Personal information
- Full name: Arthur Shrewsbury
- Born: 4 July 1874 Nottingham, Nottinghamshire, England
- Died: 6 October 1917 (aged 43) Nottingham, Nottinghamshire, England
- Batting: Right-handed
- Bowling: Right-arm medium
- Relations: William Shrewsbury (father), Arthur Shrewsbury (uncle)

Domestic team information
- 1892: Nottinghamshire

Career statistics
| Competition | First-class |
| Matches | 3 |
| Runs scored | 63 |
| Batting average | 31.50 |
| 100s/50s | –/– |
| Top score | 31* |
| Balls bowled | 70 |
| Wickets | – |
| Bowling average | – |
| 5 wickets in innings | – |
| 10 wickets in match | – |
| Best bowling | – |
| Catches/stumpings | 1/– |
- Source: Cricinfo, 3 October 2010

= Arthur Shrewsbury (cricketer, born 1874) =

English cricketer

Arthur Shrewsbury (4 July 1874 - 6 October 1917) was an English cricketer. Shrewsbury was a right-handed batsman who bowled right-arm medium pace. He was born in Nottingham.
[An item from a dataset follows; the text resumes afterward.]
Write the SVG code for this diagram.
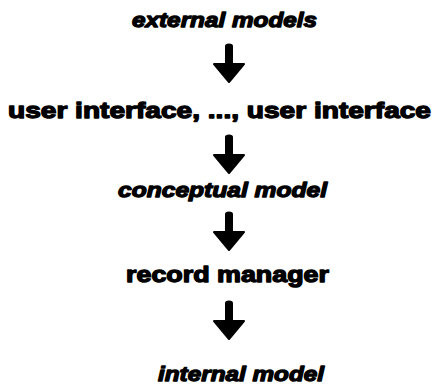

Shrewsbury made his first-class debut for Nottinghamshire against Sussex in the 1892 County Championship. He played 2 further first-class matches for the county in 1892, which came against Gloucestershire and Somerset. In his 3 first-class matches, he scored 63 runs at a batting average of 31.50, with a high score of 31*. In the field he took a single catch.

He died in Nottingham on 6 October 1917 and was buried at All Hallows Church in Gedling.

==Family==
His father William played first-class cricket for Nottinghamshire, as did his uncle Arthur who also played Test cricket for England.